■ **Dataset extract**:
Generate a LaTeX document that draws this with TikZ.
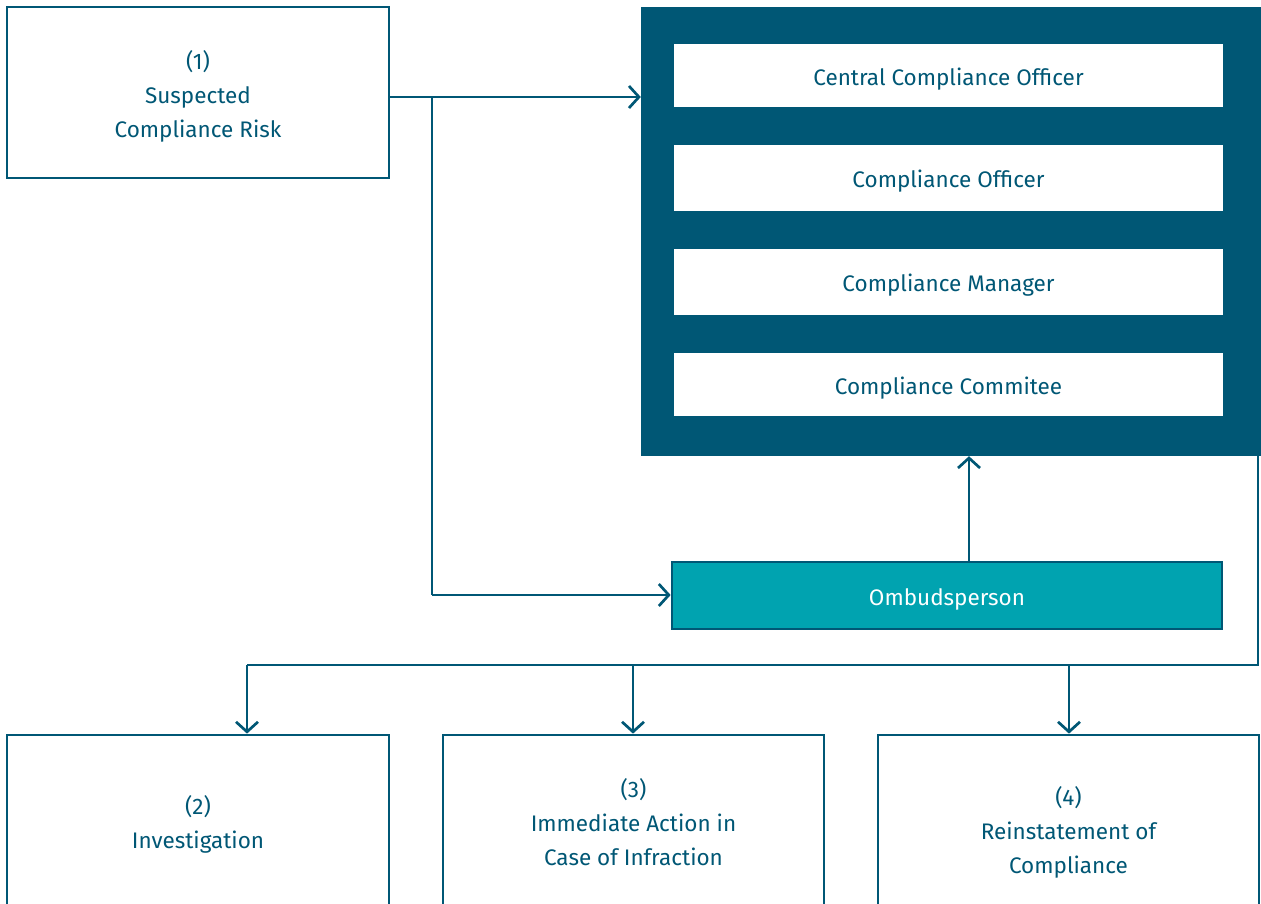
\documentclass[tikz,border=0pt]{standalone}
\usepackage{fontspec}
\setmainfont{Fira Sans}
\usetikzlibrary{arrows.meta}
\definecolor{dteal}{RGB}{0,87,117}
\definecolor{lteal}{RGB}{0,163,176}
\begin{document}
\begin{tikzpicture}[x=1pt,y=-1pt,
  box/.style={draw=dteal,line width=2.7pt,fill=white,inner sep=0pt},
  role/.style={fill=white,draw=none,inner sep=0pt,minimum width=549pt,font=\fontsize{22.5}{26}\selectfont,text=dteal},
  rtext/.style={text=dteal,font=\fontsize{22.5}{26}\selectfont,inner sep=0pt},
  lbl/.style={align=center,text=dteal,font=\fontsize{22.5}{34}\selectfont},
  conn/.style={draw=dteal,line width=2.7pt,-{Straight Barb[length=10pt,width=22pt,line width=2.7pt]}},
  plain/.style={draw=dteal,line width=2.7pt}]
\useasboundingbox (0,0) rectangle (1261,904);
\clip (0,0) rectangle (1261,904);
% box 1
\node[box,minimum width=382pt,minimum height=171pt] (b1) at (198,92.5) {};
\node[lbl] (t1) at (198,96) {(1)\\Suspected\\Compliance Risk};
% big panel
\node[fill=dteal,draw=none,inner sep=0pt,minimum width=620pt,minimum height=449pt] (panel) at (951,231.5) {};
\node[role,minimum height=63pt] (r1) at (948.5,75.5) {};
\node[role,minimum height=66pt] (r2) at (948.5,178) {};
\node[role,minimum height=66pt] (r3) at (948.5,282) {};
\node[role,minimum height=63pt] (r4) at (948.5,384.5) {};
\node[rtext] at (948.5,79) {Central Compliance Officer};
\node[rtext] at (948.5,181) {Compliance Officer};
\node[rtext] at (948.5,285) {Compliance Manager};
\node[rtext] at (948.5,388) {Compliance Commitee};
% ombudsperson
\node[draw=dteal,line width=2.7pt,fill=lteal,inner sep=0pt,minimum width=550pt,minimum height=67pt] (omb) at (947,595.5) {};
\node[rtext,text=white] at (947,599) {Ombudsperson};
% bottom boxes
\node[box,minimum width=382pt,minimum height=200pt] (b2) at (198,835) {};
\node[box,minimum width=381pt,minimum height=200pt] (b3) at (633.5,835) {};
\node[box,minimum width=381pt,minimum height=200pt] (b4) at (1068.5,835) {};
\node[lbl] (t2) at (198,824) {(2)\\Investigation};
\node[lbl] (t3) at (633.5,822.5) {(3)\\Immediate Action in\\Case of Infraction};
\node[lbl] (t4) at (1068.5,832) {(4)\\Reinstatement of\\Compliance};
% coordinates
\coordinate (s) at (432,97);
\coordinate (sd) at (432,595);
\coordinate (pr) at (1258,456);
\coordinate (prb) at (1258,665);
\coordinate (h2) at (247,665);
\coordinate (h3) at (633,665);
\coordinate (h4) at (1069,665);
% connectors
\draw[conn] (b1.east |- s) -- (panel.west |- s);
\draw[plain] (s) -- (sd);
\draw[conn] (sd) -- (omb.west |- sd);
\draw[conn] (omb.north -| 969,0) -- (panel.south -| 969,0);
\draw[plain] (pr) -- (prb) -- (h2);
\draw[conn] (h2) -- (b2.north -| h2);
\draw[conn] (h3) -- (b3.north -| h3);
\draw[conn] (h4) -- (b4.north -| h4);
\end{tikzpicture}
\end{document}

■ **What you should do**:
Leave out the pictures and reproduce the rest of the listing exactly.

■ **Solution below**:
Generate a LaTeX document that draws this with TikZ.
\documentclass[tikz,border=0pt]{standalone}
\usepackage{fontspec}
\setmainfont{Fira Sans}
\usetikzlibrary{arrows.meta}
\definecolor{dteal}{RGB}{0,87,117}
\definecolor{lteal}{RGB}{0,163,176}
\begin{document}
\begin{tikzpicture}[x=1pt,y=-1pt,
  box/.style={draw=dteal,line width=2.7pt,fill=white,inner sep=0pt},
  role/.style={fill=white,draw=none,inner sep=0pt,minimum width=549pt,font=\fontsize{22.5}{26}\selectfont,text=dteal},
  rtext/.style={text=dteal,font=\fontsize{22.5}{26}\selectfont,inner sep=0pt},
  lbl/.style={align=center,text=dteal,font=\fontsize{22.5}{34}\selectfont},
  conn/.style={draw=dteal,line width=2.7pt,-{Straight Barb[length=10pt,width=22pt,line width=2.7pt]}},
  plain/.style={draw=dteal,line width=2.7pt}]
\useasboundingbox (0,0) rectangle (1261,904);
\clip (0,0) rectangle (1261,904);
% box 1
\node[box,minimum width=382pt,minimum height=171pt] (b1) at (198,92.5) {};
\node[lbl] (t1) at (198,96) {(1)\\Suspected\\Compliance Risk};
% big panel
\node[fill=dteal,draw=none,inner sep=0pt,minimum width=620pt,minimum height=449pt] (panel) at (951,231.5) {};
\node[role,minimum height=63pt] (r1) at (948.5,75.5) {};
\node[role,minimum height=66pt] (r2) at (948.5,178) {};
\node[role,minimum height=66pt] (r3) at (948.5,282) {};
\node[role,minimum height=63pt] (r4) at (948.5,384.5) {};
\node[rtext] at (948.5,79) {Central Compliance Officer};
\node[rtext] at (948.5,181) {Compliance Officer};
\node[rtext] at (948.5,285) {Compliance Manager};
\node[rtext] at (948.5,388) {Compliance Commitee};
% ombudsperson
\node[draw=dteal,line width=2.7pt,fill=lteal,inner sep=0pt,minimum width=550pt,minimum height=67pt] (omb) at (947,595.5) {};
\node[rtext,text=white] at (947,599) {Ombudsperson};
% bottom boxes
\node[box,minimum width=382pt,minimum height=200pt] (b2) at (198,835) {};
\node[box,minimum width=381pt,minimum height=200pt] (b3) at (633.5,835) {};
\node[box,minimum width=381pt,minimum height=200pt] (b4) at (1068.5,835) {};
\node[lbl] (t2) at (198,824) {(2)\\Investigation};
\node[lbl] (t3) at (633.5,822.5) {(3)\\Immediate Action in\\Case of Infraction};
\node[lbl] (t4) at (1068.5,832) {(4)\\Reinstatement of\\Compliance};
% coordinates
\coordinate (s) at (432,97);
\coordinate (sd) at (432,595);
\coordinate (pr) at (1258,456);
\coordinate (prb) at (1258,665);
\coordinate (h2) at (247,665);
\coordinate (h3) at (633,665);
\coordinate (h4) at (1069,665);
% connectors
\draw[conn] (b1.east |- s) -- (panel.west |- s);
\draw[plain] (s) -- (sd);
\draw[conn] (sd) -- (omb.west |- sd);
\draw[conn] (omb.north -| 969,0) -- (panel.south -| 969,0);
\draw[plain] (pr) -- (prb) -- (h2);
\draw[conn] (h2) -- (b2.north -| h2);
\draw[conn] (h3) -- (b3.north -| h3);
\draw[conn] (h4) -- (b4.north -| h4);
\end{tikzpicture}
\end{document}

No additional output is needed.